One anchor is much like another, right? Maybe that was once the case, but it’s certainly not any more. While it’s easy to see that anchor technology of the late 20th century was a lot better in terms of potential holding power for a given weight than the old-fashioned fisherman’s anchor, development has not stood still over the past few decades, with the past 10 or 15 years witnessing a period of rapid evolution.
Perhaps more than any other subject anchoring has the greatest potential for après-sail argument, yet often there is merit in many sides of the argument. It’s certainly true that technique has as much bearing on successful anchoring as choosing a top-quality in the first place – make sure you use a generous amount of anchor rode, don’t lay it in a big heap on top of the anchor and dig the anchor in well using the engine in reverse. However, a well-set latest generation anchor will out-perform a well-set older model, usually by a very considerable margin.
The anchor rode (chain or combination of chain and rope) is also a crucial part of the system – if the scope is too short, or if there’s insufficient length and weight of chain, then even the best anchor will be compromised. At the same time, beware of the myth that says that an anchor doesn’t do much work and that it’s primarily the rode that holds the boat. That may be true in benign conditions, but in a big wind the hook at the end that secures the chain to the seabed is also of paramount importance.
In the mid to late twentieth century anchors such as the CQR (plough), Bruce (claw) and Danforth and that offered much higher holding relative to their weight than previous models became almost ubiquitous among a wide range of cruising yachts and motor boats (see Choosing the Right Anchor which outlines the main traditional anchor types. However, they are certainly not infallible and there’s been plenty of time since then to improve anchors.
Some of the next generation of anchors focussed on reducing weight, while maintaining or improving holding power, including lightweight aluminium anchors such as the Fortress that gained massive holding power at least in part thanks to the very large surface area of the flukes. However, they were also cumbersome and didn’t gain widespread adoption, other than in fast multihulls, where the reduced weight was seen as a bonus and there’s a lot more deck space.
Advantages of the latest generation of anchors
The current generation of anchors – such as Bügel (Wasi in north America), Manson Supreme, Rocna and Spade – were developed from the late 1990s onwards and readily set deep into a range of different types of seabed. They are also capable of holding significantly higher loads than earlier generations of anchor without dragging.
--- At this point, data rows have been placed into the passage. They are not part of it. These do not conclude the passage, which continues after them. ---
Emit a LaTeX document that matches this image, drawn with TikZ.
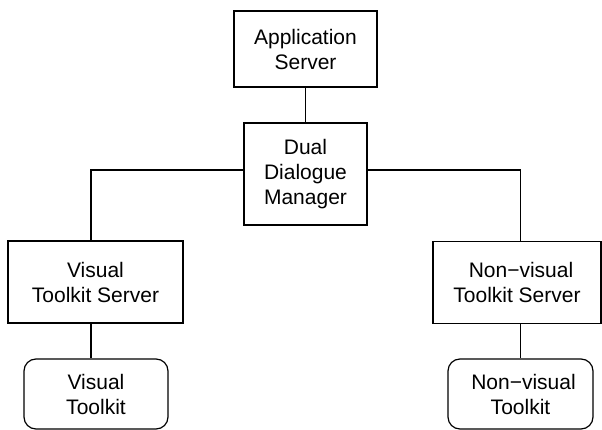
\documentclass[tikz,border=0pt]{standalone}
\usepackage{fontspec}
\setmainfont{Liberation Sans}
\begin{document}
\begin{tikzpicture}[x=1pt,y=-1pt,
  line width=1.2pt,
  every node/.style={font=\fontsize{21}{25}\selectfont, align=center, inner sep=0pt},
  sqbox/.style={draw, rectangle},
  rbox/.style={draw, rectangle, rounded corners=12pt},
  link/.style={draw, line width=1.2pt}]
  \useasboundingbox (0,0) rectangle (602,430);

  % boxes
  \node[sqbox, minimum width=143pt, minimum height=76pt] (app) at (305.5,49) {Application\\Server};
  \node[sqbox, minimum width=123pt, minimum height=102pt] (ddm) at (305.5,174) {Dual\\Dialogue\\Manager};
  \node[sqbox, minimum width=175pt, minimum height=82pt] (vts) at (95.5,282) {Visual\\Toolkit Server};
  \node[sqbox, minimum width=168pt, minimum height=82pt] (nvts) at (517,282.5) {\hspace*{8pt}Non−visual\\Toolkit Server};
  \node[rbox, minimum width=144pt, minimum height=70pt] (vt) at (96,394) {Visual\\Toolkit};
  \node[rbox, minimum width=145pt, minimum height=70pt] (nvt) at (520.5,394) {\hspace*{6pt}Non−visual\\Toolkit};

  % bend points of the connectors
  \coordinate (lbend) at (91,170);
  \coordinate (rbend) at (520.5,170);

  % connectors
  \draw[link] (app.south) -- (ddm.north);
  \draw[link] (ddm.west |- lbend) -- (lbend) -- (lbend |- vts.north);
  \draw[link] (ddm.east |- rbend) -- (rbend) -- (rbend |- nvts.north);
  \draw[link] (lbend |- vts.south) -- (lbend |- vt.north);
  \draw[link] (rbend |- nvts.south) -- (rbend |- nvt.north);
\end{tikzpicture}
\end{document}
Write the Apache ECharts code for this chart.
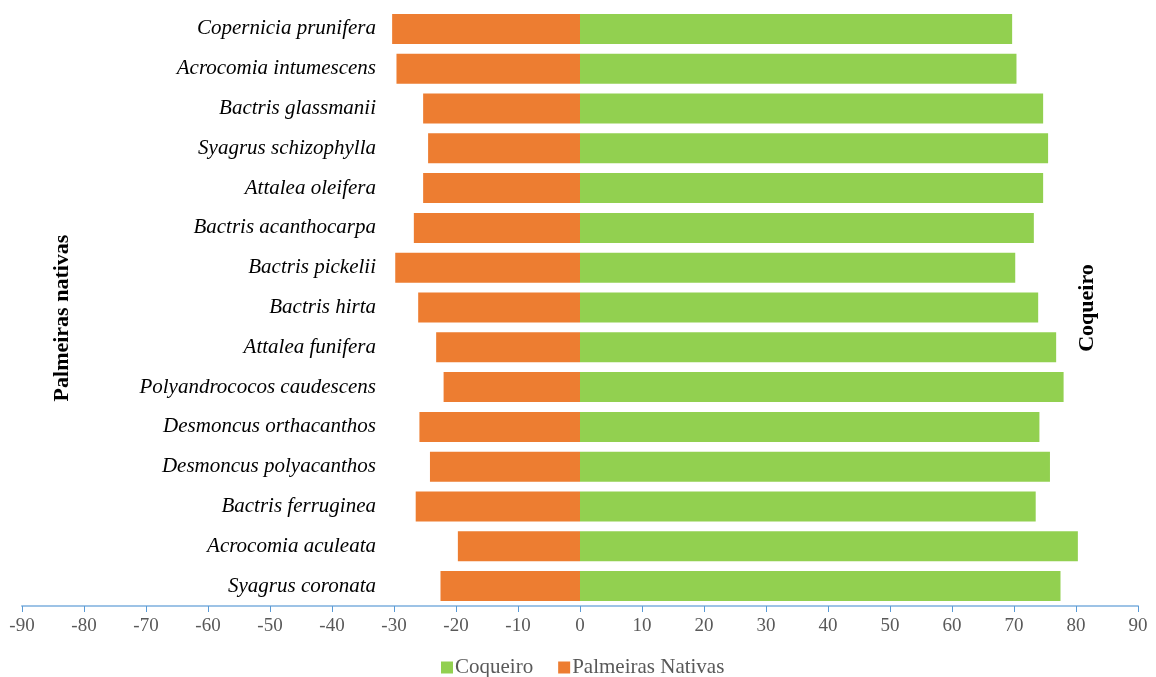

Crucially, the ability to set quickly also means that most new generation anchors will reset more easily should it break out when pulled from a different direction, such as when the tidal stream changes direction, or after a significant wind shift.
In many cases, a self-righting roll bar helps these anchors to set easily, ensuring it lands on the seabed with the tip pointing downwards. The blade(s) are also typically a different shape to previous generations – they resemble a shallow scoop that has considerable resistance to being dragged through the seabed.
One of the biggest downsides of the new generation of anchors is the cost – they are relatively expensive, especially compared to unbranded older models of similar weight that are often available for only a small percentage of the price. Given that the weight of an anchor has a huge bearing on its efficiency in theory it would be possible to achieve good holding by buying a cheaper model in a larger size than your existing anchor. However, as it’s never worth skimping on anchor size, almost every boat owner that anchors regularly has over-sized tackle, and an older-generation anchor two sizes larger than standard is likely to be too unwieldy to be feasible for regular use.
In any case, before buying a new anchor it’s also worth checking whether it will fit your bow roller without fouling the hull – not all arrangements, especially those on older boats, or those with a vertical bow will accommodate all anchors. If necessary in most cases this can be adapted by a marine engineering workshop to take a larger size of anchor shank, or a different shape of anchor.